┏━━

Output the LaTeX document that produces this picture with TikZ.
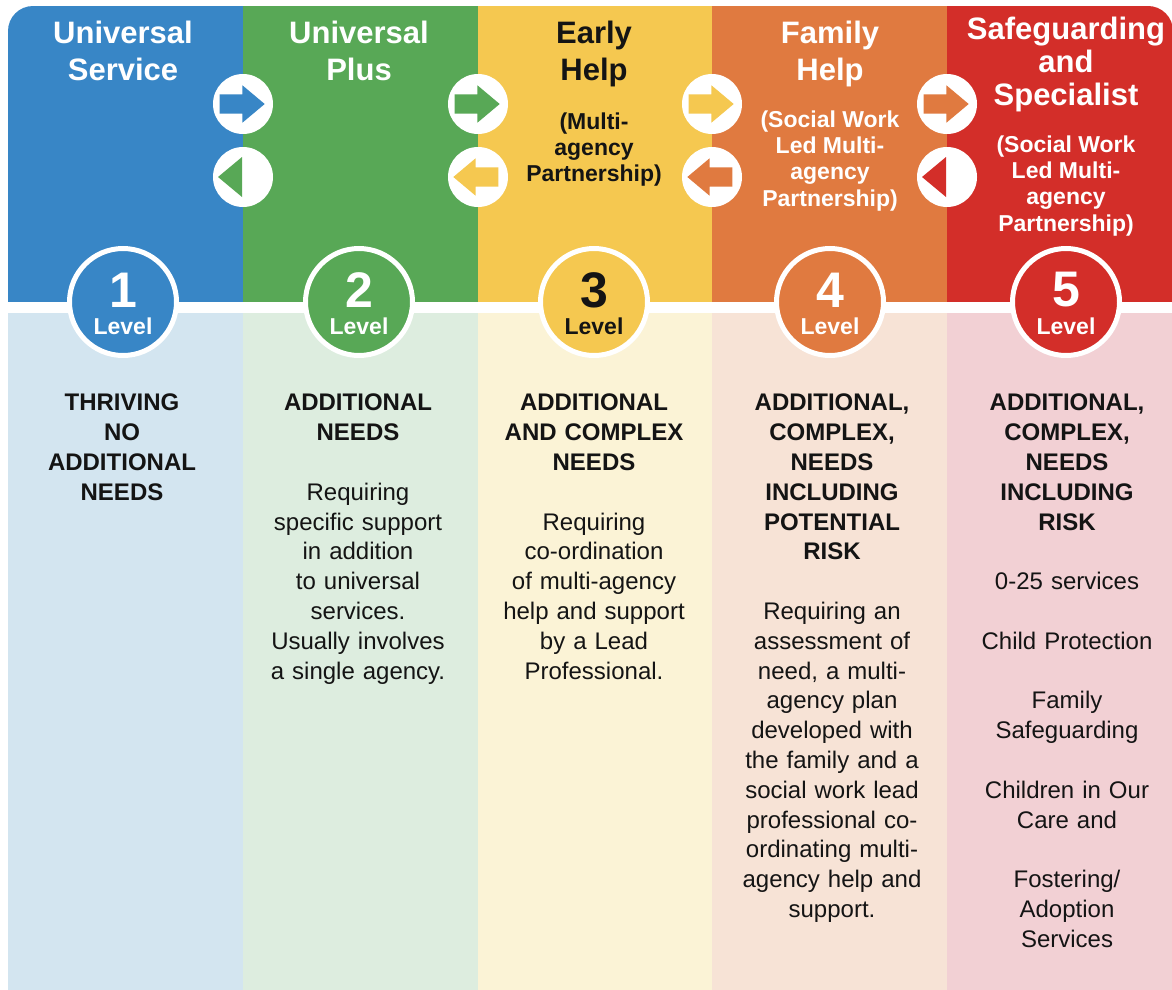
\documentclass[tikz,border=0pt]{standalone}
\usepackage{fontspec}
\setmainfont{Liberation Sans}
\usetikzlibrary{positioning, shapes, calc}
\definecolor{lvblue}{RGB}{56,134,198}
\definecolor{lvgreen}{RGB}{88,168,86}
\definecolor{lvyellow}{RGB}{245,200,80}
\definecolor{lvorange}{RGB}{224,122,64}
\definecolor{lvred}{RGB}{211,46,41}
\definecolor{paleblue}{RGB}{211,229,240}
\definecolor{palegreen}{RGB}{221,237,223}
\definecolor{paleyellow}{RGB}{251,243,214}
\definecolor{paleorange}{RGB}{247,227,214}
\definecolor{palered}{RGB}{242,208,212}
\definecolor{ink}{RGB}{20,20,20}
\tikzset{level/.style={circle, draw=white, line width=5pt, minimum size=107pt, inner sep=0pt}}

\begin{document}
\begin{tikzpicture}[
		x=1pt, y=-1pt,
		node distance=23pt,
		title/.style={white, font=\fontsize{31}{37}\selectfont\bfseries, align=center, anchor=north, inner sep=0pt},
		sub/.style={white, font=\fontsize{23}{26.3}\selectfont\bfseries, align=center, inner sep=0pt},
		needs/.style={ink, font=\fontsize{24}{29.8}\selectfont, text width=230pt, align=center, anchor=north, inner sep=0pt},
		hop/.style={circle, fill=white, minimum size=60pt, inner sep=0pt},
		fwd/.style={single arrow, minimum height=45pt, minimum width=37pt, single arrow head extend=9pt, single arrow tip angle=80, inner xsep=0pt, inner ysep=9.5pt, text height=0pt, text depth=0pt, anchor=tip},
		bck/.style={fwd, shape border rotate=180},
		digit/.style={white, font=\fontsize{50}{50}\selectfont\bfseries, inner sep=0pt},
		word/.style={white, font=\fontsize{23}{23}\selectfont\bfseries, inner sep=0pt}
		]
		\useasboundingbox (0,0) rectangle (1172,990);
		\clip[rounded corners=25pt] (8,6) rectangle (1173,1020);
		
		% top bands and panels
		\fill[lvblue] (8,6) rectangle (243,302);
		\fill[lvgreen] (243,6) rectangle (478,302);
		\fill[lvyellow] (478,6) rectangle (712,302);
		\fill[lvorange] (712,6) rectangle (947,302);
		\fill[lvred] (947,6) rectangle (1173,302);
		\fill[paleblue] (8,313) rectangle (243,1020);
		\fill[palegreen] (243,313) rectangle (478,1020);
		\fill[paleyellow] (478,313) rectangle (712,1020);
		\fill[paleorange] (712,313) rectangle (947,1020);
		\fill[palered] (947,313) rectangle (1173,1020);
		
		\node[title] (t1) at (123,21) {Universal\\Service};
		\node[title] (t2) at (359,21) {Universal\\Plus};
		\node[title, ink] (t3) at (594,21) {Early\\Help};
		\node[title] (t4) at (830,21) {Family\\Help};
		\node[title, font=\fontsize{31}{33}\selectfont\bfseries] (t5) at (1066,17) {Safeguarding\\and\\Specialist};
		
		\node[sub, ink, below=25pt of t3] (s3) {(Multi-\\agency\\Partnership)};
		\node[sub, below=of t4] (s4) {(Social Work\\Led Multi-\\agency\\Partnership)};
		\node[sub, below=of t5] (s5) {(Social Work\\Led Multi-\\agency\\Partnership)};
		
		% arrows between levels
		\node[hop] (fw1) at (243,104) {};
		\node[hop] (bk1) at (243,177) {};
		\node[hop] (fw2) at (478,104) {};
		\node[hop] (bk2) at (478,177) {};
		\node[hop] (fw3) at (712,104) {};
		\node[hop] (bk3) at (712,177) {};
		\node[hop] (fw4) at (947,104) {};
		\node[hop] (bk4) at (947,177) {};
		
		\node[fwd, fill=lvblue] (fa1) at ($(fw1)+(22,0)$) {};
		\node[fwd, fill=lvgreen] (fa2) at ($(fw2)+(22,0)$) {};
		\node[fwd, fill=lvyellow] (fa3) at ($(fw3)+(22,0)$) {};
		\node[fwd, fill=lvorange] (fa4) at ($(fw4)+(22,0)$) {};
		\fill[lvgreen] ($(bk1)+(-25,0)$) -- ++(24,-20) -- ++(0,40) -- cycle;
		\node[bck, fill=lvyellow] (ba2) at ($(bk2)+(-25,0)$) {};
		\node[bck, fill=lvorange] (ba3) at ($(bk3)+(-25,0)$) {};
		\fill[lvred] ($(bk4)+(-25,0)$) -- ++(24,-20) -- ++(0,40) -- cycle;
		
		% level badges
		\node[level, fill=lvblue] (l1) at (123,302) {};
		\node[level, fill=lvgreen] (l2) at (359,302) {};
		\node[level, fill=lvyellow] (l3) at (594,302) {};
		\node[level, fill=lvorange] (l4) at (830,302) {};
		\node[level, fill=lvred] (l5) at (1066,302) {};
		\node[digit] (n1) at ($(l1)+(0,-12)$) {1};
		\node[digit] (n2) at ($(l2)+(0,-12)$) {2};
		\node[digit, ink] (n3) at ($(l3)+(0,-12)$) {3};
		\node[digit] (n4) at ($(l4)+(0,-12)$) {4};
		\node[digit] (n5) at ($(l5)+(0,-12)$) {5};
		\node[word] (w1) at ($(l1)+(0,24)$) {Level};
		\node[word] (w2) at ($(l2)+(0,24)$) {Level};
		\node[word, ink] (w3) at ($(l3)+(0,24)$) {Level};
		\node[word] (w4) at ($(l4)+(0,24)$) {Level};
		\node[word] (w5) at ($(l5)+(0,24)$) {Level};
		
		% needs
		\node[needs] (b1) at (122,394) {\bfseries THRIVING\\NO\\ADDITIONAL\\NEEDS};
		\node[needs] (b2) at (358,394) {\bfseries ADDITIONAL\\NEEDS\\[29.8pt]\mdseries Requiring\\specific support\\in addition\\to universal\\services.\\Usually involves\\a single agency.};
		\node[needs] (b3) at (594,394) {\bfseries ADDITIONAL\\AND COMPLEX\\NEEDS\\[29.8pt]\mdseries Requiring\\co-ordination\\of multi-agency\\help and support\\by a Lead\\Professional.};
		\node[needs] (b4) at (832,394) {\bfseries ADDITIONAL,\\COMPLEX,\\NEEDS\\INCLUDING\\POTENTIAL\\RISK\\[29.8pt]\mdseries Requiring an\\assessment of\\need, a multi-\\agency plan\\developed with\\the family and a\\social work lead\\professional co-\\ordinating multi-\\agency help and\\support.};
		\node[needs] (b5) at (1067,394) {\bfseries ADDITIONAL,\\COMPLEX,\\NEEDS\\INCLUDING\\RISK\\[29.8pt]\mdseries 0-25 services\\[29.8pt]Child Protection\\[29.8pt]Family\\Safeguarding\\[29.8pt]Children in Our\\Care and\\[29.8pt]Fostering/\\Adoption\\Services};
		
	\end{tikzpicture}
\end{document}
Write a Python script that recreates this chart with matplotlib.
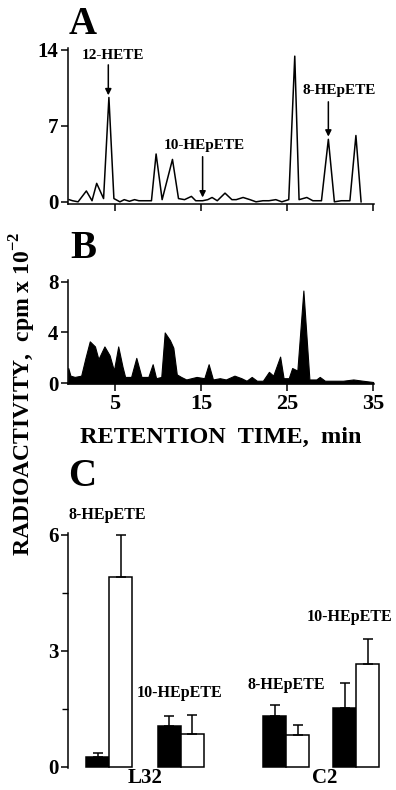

┗━━

Aim: With all pictures left out, please transcribe exactly the lines from the start of the material through the line with "(8,6) rectangle (1173,1020);".

Task output:
Output the LaTeX document that produces this picture with TikZ.
\documentclass[tikz,border=0pt]{standalone}
\usepackage{fontspec}
\setmainfont{Liberation Sans}
\usetikzlibrary{positioning, shapes, calc}
\definecolor{lvblue}{RGB}{56,134,198}
\definecolor{lvgreen}{RGB}{88,168,86}
\definecolor{lvyellow}{RGB}{245,200,80}
\definecolor{lvorange}{RGB}{224,122,64}
\definecolor{lvred}{RGB}{211,46,41}
\definecolor{paleblue}{RGB}{211,229,240}
\definecolor{palegreen}{RGB}{221,237,223}
\definecolor{paleyellow}{RGB}{251,243,214}
\definecolor{paleorange}{RGB}{247,227,214}
\definecolor{palered}{RGB}{242,208,212}
\definecolor{ink}{RGB}{20,20,20}
\tikzset{level/.style={circle, draw=white, line width=5pt, minimum size=107pt, inner sep=0pt}}

\begin{document}
\begin{tikzpicture}[
		x=1pt, y=-1pt,
		node distance=23pt,
		title/.style={white, font=\fontsize{31}{37}\selectfont\bfseries, align=center, anchor=north, inner sep=0pt},
		sub/.style={white, font=\fontsize{23}{26.3}\selectfont\bfseries, align=center, inner sep=0pt},
		needs/.style={ink, font=\fontsize{24}{29.8}\selectfont, text width=230pt, align=center, anchor=north, inner sep=0pt},
		hop/.style={circle, fill=white, minimum size=60pt, inner sep=0pt},
		fwd/.style={single arrow, minimum height=45pt, minimum width=37pt, single arrow head extend=9pt, single arrow tip angle=80, inner xsep=0pt, inner ysep=9.5pt, text height=0pt, text depth=0pt, anchor=tip},
		bck/.style={fwd, shape border rotate=180},
		digit/.style={white, font=\fontsize{50}{50}\selectfont\bfseries, inner sep=0pt},
		word/.style={white, font=\fontsize{23}{23}\selectfont\bfseries, inner sep=0pt}
		]
		\useasboundingbox (0,0) rectangle (1172,990);
		\clip[rounded corners=25pt] (8,6) rectangle (1173,1020);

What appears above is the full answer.